On Sat, May 30, 2020 at 5:58 AM Eli Zaretskii <eliz@gnu.org> wrote:
> > From: Pip Cet <pipcet@gmail.com>
> > Date: Fri, 29 May 2020 21:01:39 +0000
> > Cc: Eli Zaretskii <eliz@gnu.org>, 41321@debbugs.gnu.org,
> >       Stefan Monnier <monnier@iro.umontreal.ca>
> >
> > (2) has this comment:
> > +/* Alignment needed for memory blocks that are allocated via malloc
> > +   and that contain Lisp objects.  On typical hosts malloc already
> > +   aligns sufficiently, but extra work is needed on oddball hosts
> > +   where Emacs would crash if malloc returned a non-GCALIGNED pointer.  */
> >
> > I can't make sense of that comment. It describes two problems that
> > don't happen, and omits the problem that does happen.
> > 1. malloc() % GCALIGNMENT != 0. Never happens, as far as I can tell.
> > 2. A Lisp object requires greater alignment than malloc() gives it.
> > IIRC, there was at least one RISC architecture whose specification
> > supported atomic operations only on the first word in each
> > 32-byte-aligned block, but that's such a rare case (and wasn't true
> > for the silicon implementations, I seem to recall) that it seems silly
> > to worry about it today.
> >
> > I'm not saying it's the best solution, but I would prefer simply
> > defining LISP_ALIGNMENT to be 8 to either patch.
>
> I agree, but patch 2 basically does that, so I'm okay with saying "8"
> in so many words.

Okay.

> Btw, can someone remind me why we started requiring non-default
> alignment from Lisp objects?

max_align_t was changed to include a float128 type, and
alignof(float128) == 16 on x86, even though virtually all x86 systems
are configured to allow unaligned accesses.

If I understand Paul's concerns correctly, he believes it's possible a
system will once again come into use in which atomic accesses only
work for offsets aligned to, say, 32 bytes.
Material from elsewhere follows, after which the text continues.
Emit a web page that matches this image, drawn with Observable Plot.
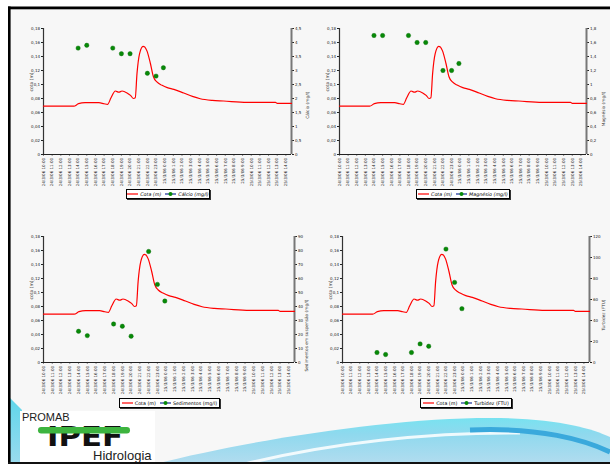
<!DOCTYPE html>
<html><head><meta charset="utf-8">
<script src="https://cdn.jsdelivr.net/npm/d3@7"></script>
<script src="https://cdn.jsdelivr.net/npm/@observablehq/plot@0.6"></script>
<style>
html,body{margin:0;padding:0;background:#fff;}
#slide{position:relative;width:610px;height:464px;overflow:hidden;background:#fff;font-family:"DejaVu Sans",sans-serif;}
.panel{position:absolute;}
.legend{position:absolute;box-sizing:border-box;background:#fff;border:1px solid #000;box-shadow:1px 1px 0 #333;font-size:4.8px;display:flex;align-items:center;justify-content:center;gap:2px;color:#000;white-space:nowrap;}
.legend svg{display:block}
</style></head>
<body><div id="slide">
<svg id="deco" width="610" height="464" style="position:absolute;left:0;top:0">
 <defs>
  <linearGradient id="wg" x1="0" y1="0" x2="0" y2="1">
   <stop offset="0" stop-color="#78e2f0"/><stop offset="0.35" stop-color="#8fd9ee"/><stop offset="1" stop-color="#b2dcef"/>
  </linearGradient>
  <linearGradient id="lg" x1="0" y1="0" x2="0" y2="1">
   <stop offset="0" stop-color="#5fd6ea"/><stop offset="1" stop-color="#9adbee"/>
  </linearGradient>
 </defs>
 <rect x="8" y="7" width="602" height="457" fill="#f7f7f7"/>
 <path d="M155,464 C250,440 390,418 490,418 C555,418 590,428 610,437 L610,464 Z" fill="url(#wg)"/>
 <path d="M245,464 C330,443 430,432 520,433" stroke="#ffffff" stroke-width="3" fill="none" opacity="0.85"/>
 <path d="M470,430 C540,427 585,440 610,452" stroke="#3aa9dc" stroke-width="5" fill="none"/>
 <path d="M10,398 L22,410 L22,464 L10,464 Z" fill="url(#lg)"/>
 <rect x="20" y="411" width="135" height="51" fill="#ffffff"/>
 <text x="22" y="421" font-family="Liberation Sans, Arial, sans-serif" font-size="11" fill="#222">PROMAB</text>
 <text x="47" y="446" font-family="DejaVu Sans" font-weight="bold" font-size="26" fill="#111" textLength="76" lengthAdjust="spacingAndGlyphs">IPEF</text>
 <rect x="38" y="427" width="92" height="6.5" rx="3.2" fill="#3db43f"/>
 <text x="93" y="460" font-family="Liberation Sans, Arial, sans-serif" font-size="13" fill="#222">Hidrologia</text>
 <rect x="8" y="6.5" width="602" height="2.8" fill="#000"/>
 <rect x="8" y="6.5" width="2.6" height="458" fill="#000"/>
 <rect x="8" y="462" width="602" height="2" fill="#111"/>
</svg>
</div>
<script>
// ---- data ----
const tickLabels = [
 "24/3/06 10:00","24/3/06 11:00","24/3/06 12:00","24/3/06 13:00","24/3/06 14:00","24/3/06 15:00",
 "24/3/06 16:00","24/3/06 17:00","24/3/06 18:00","24/3/06 19:00","24/3/06 20:00","24/3/06 21:00",
 "24/3/06 22:00","24/3/06 23:00","25/3/06 0:00","25/3/06 1:00","25/3/06 2:00","25/3/06 3:00",
 "25/3/06 4:00","25/3/06 5:00","25/3/06 6:00","25/3/06 7:00","25/3/06 8:00","25/3/06 9:00",
 "25/3/06 10:00","25/3/06 11:00","25/3/06 12:00","25/3/06 13:00","25/3/06 14:00"];
// hours since 24/3/06 10:00
const cotaHour = [0,3.5,4.05,4.8,6.4,7.0,7.4,7.8,8.3,8.7,9.07,9.65,10.05,10.4,10.6,10.8,11.1,11.5,11.7,11.95,12.35,12.7,13.1,13.7,14.3,15.06,16.2,17.2,18.1,19.5,20.8,23.5,26.8,27.0,28.65];
const cotaM = [0.069,0.069,0.0726,0.074,0.074,0.0725,0.0716,0.081,0.0907,0.089,0.0907,0.088,0.0845,0.080,0.081,0.1155,0.144,0.1545,0.1537,0.148,0.13,0.111,0.1036,0.0988,0.0955,0.0931,0.0878,0.083,0.0797,0.0773,0.0764,0.0745,0.0745,0.073,0.073];
const sampleHour = [4,5,8,9,10,12,13,13.85];
const calcio = [3.8,3.9,3.8,3.6,3.6,2.9,2.8,3.1];
const magnesio = [1.7,1.7,1.7,1.6,1.6,1.2,1.2,1.3];
const sedimentos = [22.3,19.2,27.5,25.9,18.8,79.3,55.8,43.9];
const turbidez = [9.5,7.6,9.5,17.7,15.5,108,76.3,51.3];
const leftTicks = [0,0.02,0.04,0.06,0.08,0.1,0.12,0.14,0.16,0.18];
const calcioTicks = [0,0.5,1,1.5,2,2.5,3,3.5,4,4.5];
const magnesioTicks = [0,0.2,0.4,0.6,0.8,1,1.2,1.4,1.6,1.8];
const sedTicks = [0,10,20,30,40,50,60,70,80,90];
const turbTicks = [0,20,40,60,80,100,120];

const cota = cotaHour.map((h,i)=>({h, v: cotaM[i]}));
const xMax = 28.65;
const fmt = v => String(+v.toFixed(3)).replace(".", ",");

function panel(cfg){
  const rMax = cfg.rTicks[cfg.rTicks.length-1];
  const k = 0.18 / rMax;
  const pts = sampleHour.map((h,i)=>({h, v: cfg.values[i]*k}));
  const chart = Plot.plot({
    width: cfg.width, height: 180,
    marginLeft: cfg.mL, marginRight: cfg.mR, marginTop: 16, marginBottom: 38,
    style: {background: "transparent", fontFamily: "DejaVu Sans, sans-serif", fontSize: "4px", color: "#222", overflow: "visible"},
    x: {domain: [0, xMax], axis: null},
    y: {domain: [0, 0.18], axis: null},
    marks: [
      Plot.axisX({ticks: d3.range(29), tickFormat: i => tickLabels[i], tickRotate: -90, tickSize: 1.5, tickPadding: 2, fontSize: 4, label: null}),
      Plot.axisY({anchor: "left", ticks: leftTicks, tickFormat: fmt, tickSize: 2, tickPadding: 1.5, fontSize: 4, label: null}),
      Plot.axisY({anchor: "right", ticks: cfg.rTicks.map(t => t*k), tickFormat: d => fmt(d/k), tickSize: 2, tickPadding: 1.5, fontSize: 4, label: null}),
      Plot.ruleX([0], {stroke: "#333", strokeWidth: 1.2}),
      Plot.ruleX([xMax], {stroke: "#777", strokeWidth: 2}),
      Plot.ruleY([0], {stroke: "#222", strokeWidth: 1}),
      Plot.line(cota, {x: "h", y: "v", stroke: "#ff0000", strokeWidth: 1.2, curve: "monotone-x"}),
      Plot.dot(pts, {x: "h", y: "v", fill: "#078a07", r: 2.2, stroke: "#0b6a0b", strokeWidth: 0.4}),
      Plot.text(["cota (m)"], {frameAnchor: "left", rotate: -90, dx: -12, fontSize: 4.5, fill: "#333"}),
      Plot.text([cfg.rTitle], {frameAnchor: "right", rotate: -90, dx: cfg.rdx, fontSize: 4.3, fill: "#333"})
    ]
  });
  const div = document.createElement("div");
  div.className = "panel";
  div.style.left = cfg.left + "px"; div.style.top = cfg.top + "px";
  div.appendChild(chart);
  document.getElementById("slide").appendChild(div);

  const lg = document.createElement("div");
  lg.className = "legend";
  const L = cfg.legend;
  Object.assign(lg.style, {left: L[0]+"px", top: L[1]+"px", width: L[2]+"px", height: "10px", fontStyle: cfg.italic ? "italic" : "normal"});
  lg.innerHTML =
    `<svg width="11" height="6"><line x1="0" y1="3" x2="11" y2="3" stroke="#ff0000" stroke-width="1.2"/></svg><span>Cota (m)</span>` +
    `<svg width="11" height="6" style="margin-left:2px"><line x1="0" y1="3" x2="11" y2="3" stroke="#1a2f9a" stroke-width="1.2"/><circle cx="5.5" cy="3" r="2" fill="#078a07"/></svg><span>${cfg.legendLabel}</span>`;
  document.getElementById("slide").appendChild(lg);
}

panel({left: 10, top: 12, width: 300, mL: 33, mR: 19, rTicks: calcioTicks, values: calcio, rTitle: "Cálcio (mg/l)", rdx: 16, legend: [126,189,84], legendLabel: "Cálcio (mg/l)", italic: true});
panel({left: 305, top: 12, width: 305, mL: 34, mR: 24, rTicks: magnesioTicks, values: magnesio, rTitle: "Magnésio (mg/l)", rdx: 17, legend: [416,189,94], legendLabel: "Magnésio (mg/l)", italic: true});
panel({left: 10, top: 220, width: 305, mL: 33, mR: 21, rTicks: sedTicks, values: sedimentos, rTitle: "Sedimentos em suspensão (mg/l)", rdx: 12, legend: [119,398,101], legendLabel: "Sedimentos (mg/l)", italic: false});
panel({left: 305, top: 220, width: 305, mL: 37, mR: 21, rTicks: turbTicks, values: turbidez, rTitle: "Turbidez (FTU)", rdx: 14, legend: [420,398,92], legendLabel: "Turbidez (FTU)", italic: false});
</script>
</body></html>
Since pthread variables
require atomic accesses, such a platform would see weird crashes if a
pthread inside a Lisp_Vector wasn't aligned to 32 bytes.

Of course, it remains to be seen/checked whether any such system would
actually define max_align_t to have an alignment of 32, since it
covers only primitive types.

> Also, given the fact that in the crashing case the 2 32-bit parts of a
> Lisp object were pushed onto the stack non-contiguously, will fixing
> the alignment alone cause those Lisp objects to be marked?

Yes. The lower 32-bit part was ignored because its value wasn't
16-byte aligned, not because its stack location wasn't 8-byte aligned.